◆ Your task
Tally the lines below that contain "picture". The number is the whole answer.

◆ Data section
────────────────────────────────────────

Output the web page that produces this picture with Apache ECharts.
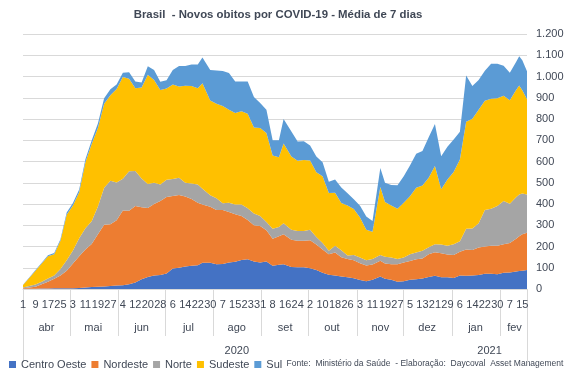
<!DOCTYPE html>
<html><head><meta charset="utf-8">
<script src="https://cdn.jsdelivr.net/npm/echarts@6/dist/echarts.min.js"></script>
<style>html,body{margin:0;padding:0;background:#fff}#c{width:567px;height:378px}</style>
</head><body><div id="c"></div>
<script>
// ---- data ----
const dates = ['2020-04-01','2020-04-05','2020-04-09','2020-04-13','2020-04-17','2020-04-21','2020-04-25','2020-04-29',
'2020-05-03','2020-05-07','2020-05-11','2020-05-15','2020-05-19','2020-05-23','2020-05-27','2020-05-31',
'2020-06-04','2020-06-08','2020-06-12','2020-06-16','2020-06-20','2020-06-24','2020-06-28',
'2020-07-02','2020-07-06','2020-07-10','2020-07-14','2020-07-18','2020-07-22','2020-07-25','2020-07-30',
'2020-08-03','2020-08-07','2020-08-11','2020-08-15','2020-08-19','2020-08-23','2020-08-27','2020-08-31',
'2020-09-04','2020-09-08','2020-09-12','2020-09-15','2020-09-20','2020-09-24','2020-09-28',
'2020-10-02','2020-10-06','2020-10-10','2020-10-14','2020-10-18','2020-10-22','2020-10-26','2020-10-30',
'2020-11-03','2020-11-07','2020-11-11','2020-11-16','2020-11-19','2020-11-23','2020-11-27',
'2020-12-01','2020-12-05','2020-12-09','2020-12-13','2020-12-17','2020-12-21','2020-12-25','2020-12-29',
'2021-01-02','2021-01-06','2021-01-10','2021-01-14','2021-01-18','2021-01-22','2021-01-26','2021-01-30',
'2021-02-03','2021-02-07','2021-02-11','2021-02-13','2021-02-15','2021-02-18'];
const centroOeste = [1,1,1,2,2,3,3,3, 4,5,7,9,11,12,14,16, 18,22,31,46,56,64,66, 73,97,100,106,109,112,124,124,
116,118,125,128,137,140,130,125, 130,110,114,117,104,102,102, 98,90,76,67,63,59,55,51,
42,37,43,59,48,43,34, 36,43,46,50,57,62,55,55, 52,63,62,63,66,72,72,70, 76,78,82,85,86,90];
const nordeste = [2,6,10,20,32,45,60,83, 116,149,179,203,247,290,291,307, 351,346,360,339,325,336,348, 360,341,342,329,315,294,274,263,
256,254,237,224,207,185,170,172, 147,126,134,141,128,125,125, 132,119,110,97,109,91,86,84,
79,74,72,74,72,74,83, 89,89,94,94,107,111,113,107, 108,112,124,121,129,128,131,134, 135,139,155,163,172,175];
const norte = [4,7,10,12,15,16,31,49, 61,85,100,107,130,174,205,178, 150,186,164,135,113,100,78, 81,80,81,65,72,86,74,54,
55,32,44,46,54,55,55,47, 38,47,44,52,47,46,46, 49,36,30,16,31,32,17,25,
27,24,26,27,32,31,24, 23,31,32,36,32,38,42,41, 51,50,97,101,115,172,175,187, 203,184,195,197,192,180];
const sudeste = [12,38,65,86,105,100,133,215, 212,216,310,363,370,396,402,440, 479,436,390,428,514,484,445, 430,444,430,456,459,453,496,446,
445,457,438,430,438,445,405,414, 419,345,328,375,344,331,334, 326,305,315,272,250,223,235,217,
189,144,129,320,258,245,237, 258,273,304,307,327,368,260,312, 340,385,504,516,533,514,517,507, 495,487,504,513,485,448];
const sul = [1,2,3,4,5,6,7,10, 12,13,15,17,21,26,28,21, 20,30,32,24,40,47,38, 38,69,97,93,101,112,122,144,
156,165,172,149,141,151,143,117, 109,72,80,115,118,90,88, 70,73,66,53,62,73,58,45,
55,62,50,90,90,97,110, 125,145,161,163,191,198,155,155, 152,130,218,154,141,141,165,162, 142,130,132,137,141,132];
const seriesNames = ['Centro Oeste','Nordeste','Norte','Sudeste','Sul'];
const seriesValues = [centroOeste, nordeste, norte, sudeste, sul];
const seriesColors = ['#4472C4','#ED7D31','#A5A5A5','#FFC000','#5B9BD5'];
const monthLabels = ['jan','fev','mar','abr','mai','jun','jul','ago','set','out','nov','dez'];
const yearLabels = ['2020','2021'];
const firstDay = '2020-04-01', lastDay = '2021-02-18';
const dayLabelStep = 8;
const titleText = 'Brasil  - Novos obitos por COVID-19 - Média de 7 dias';
const sourceText = 'Fonte:  Ministério da Saúde  - Elaboração:  Daycoval  Asset Management';

// ---- axis categories: every calendar day of the range ----
function pd(s){const p=s.split('-');return new Date(+p[0],+p[1]-1,+p[2]);}
const allDays=[];
for(let t=pd(firstDay);t<=pd(lastDay);t=new Date(t.getFullYear(),t.getMonth(),t.getDate()+1)) allDays.push(t);
const cats = allDays.map(d=>d.getFullYear()+'-'+(d.getMonth()+1)+'-'+d.getDate());
const N = allDays.length;
const monthMid = {}, monthStart = {};
const yearMid = {};
(function(){
  let gStart=0;
  for(let i=1;i<=N;i++){
    if(i===N || allDays[i].getMonth()!==allDays[i-1].getMonth()){
      monthMid[Math.ceil((gStart+i-1)/2)] = monthLabels[allDays[gStart].getMonth()];
      monthStart[gStart]=true; gStart=i;
    }
  }
  let yStart=0;
  for(let i=1;i<=N;i++){
    if(i===N || allDays[i].getFullYear()!==allDays[i-1].getFullYear()){
      yearMid[Math.round((yStart+i-1)/2)] = String(allDays[yStart].getFullYear()); yStart=i;
    }
  }
})();

const txt = '#404856';
const font = "'Liberation Sans', Arial, sans-serif";
const chart = echarts.init(document.getElementById('c'), null, {renderer:'canvas'});
const gridLine = '#d9d9d9';
chart.setOption({
  animation:false,
  textStyle:{fontFamily:font},
  grid:{left:23,right:40,top:34,bottom:89,outerBoundsMode:'none',containLabel:false},
  legend:{
    left:9, top:359, padding:0, icon:'rect', itemWidth:7, itemHeight:7, itemGap:5,
    textStyle:{fontSize:11,color:txt,fontFamily:font},
    data:seriesNames, selectedMode:false
  },
  xAxis:[
    { type:'category', data:cats, boundaryGap:false, position:'bottom', gridIndex:0,
      axisLine:{show:true,lineStyle:{color:gridLine,width:1}},
      axisTick:{show:true,length:47,interval:(i)=>!!monthStart[i],lineStyle:{color:gridLine}},
      axisLabel:{interval:(i)=>i%dayLabelStep===0, formatter:(v,i)=>String(allDays[i].getDate()),
        fontSize:11,color:txt,margin:10,fontFamily:font},
      splitLine:{show:false}},
    { type:'category', data:cats, boundaryGap:false, position:'bottom', gridIndex:0,
      axisLine:{show:false}, axisTick:{show:false},
      axisLabel:{interval:(i)=>monthMid[i]!==undefined, formatter:(v,i)=>monthMid[i]||'',
        fontSize:11,color:txt,margin:33,fontFamily:font},
      splitLine:{show:false}},
    { type:'category', data:cats, boundaryGap:false, position:'bottom', gridIndex:0,
      axisLine:{show:false},
      axisTick:{show:true,length:73,interval:(i)=>i===0||i===N-1,lineStyle:{color:gridLine}},
      axisLabel:{interval:(i)=>yearMid[i]!==undefined, formatter:(v,i)=>yearMid[i]||'',
        fontSize:11,color:txt,margin:56,fontFamily:font},
      splitLine:{show:false}},
    { type:'time', min:firstDay, max:lastDay, show:false, gridIndex:0, position:'bottom' }
  ],
  yAxis:{ type:'value', position:'right', min:0, max:1200, interval:100,
    axisLine:{show:false}, axisTick:{show:false},
    splitLine:{lineStyle:{color:gridLine,width:1}},
    axisLabel:{margin:9,fontSize:11,color:txt,fontFamily:font,
      formatter:(v)=>String(v).replace(/\B(?=(\d{3})+(?!\d))/g,'.')}
  },
  series: seriesNames.map((n,k)=>({
    name:n, type:'line', xAxisIndex:3, yAxisIndex:0, stack:'total',
    data: dates.map((d,i)=>[d, seriesValues[k][i]]),
    symbol:'none', showSymbol:false, silent:true,
    lineStyle:{width:0}, itemStyle:{color:seriesColors[k]},
    areaStyle:{color:seriesColors[k],opacity:1}
  })),
  graphic:[
    {type:'text', x:278, y:15, silent:true, style:{text:titleText, fill:txt, font:"bold 11.4px "+font, textAlign:'center', textVerticalAlign:'middle'}},
    {type:'text', x:425, y:364, silent:true, style:{text:sourceText, fill:txt, font:"8.5px "+font, textAlign:'center', textVerticalAlign:'middle'}}
  ]
});
</script></body></html>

────────────────────────────────────────

◆ Output for this task
1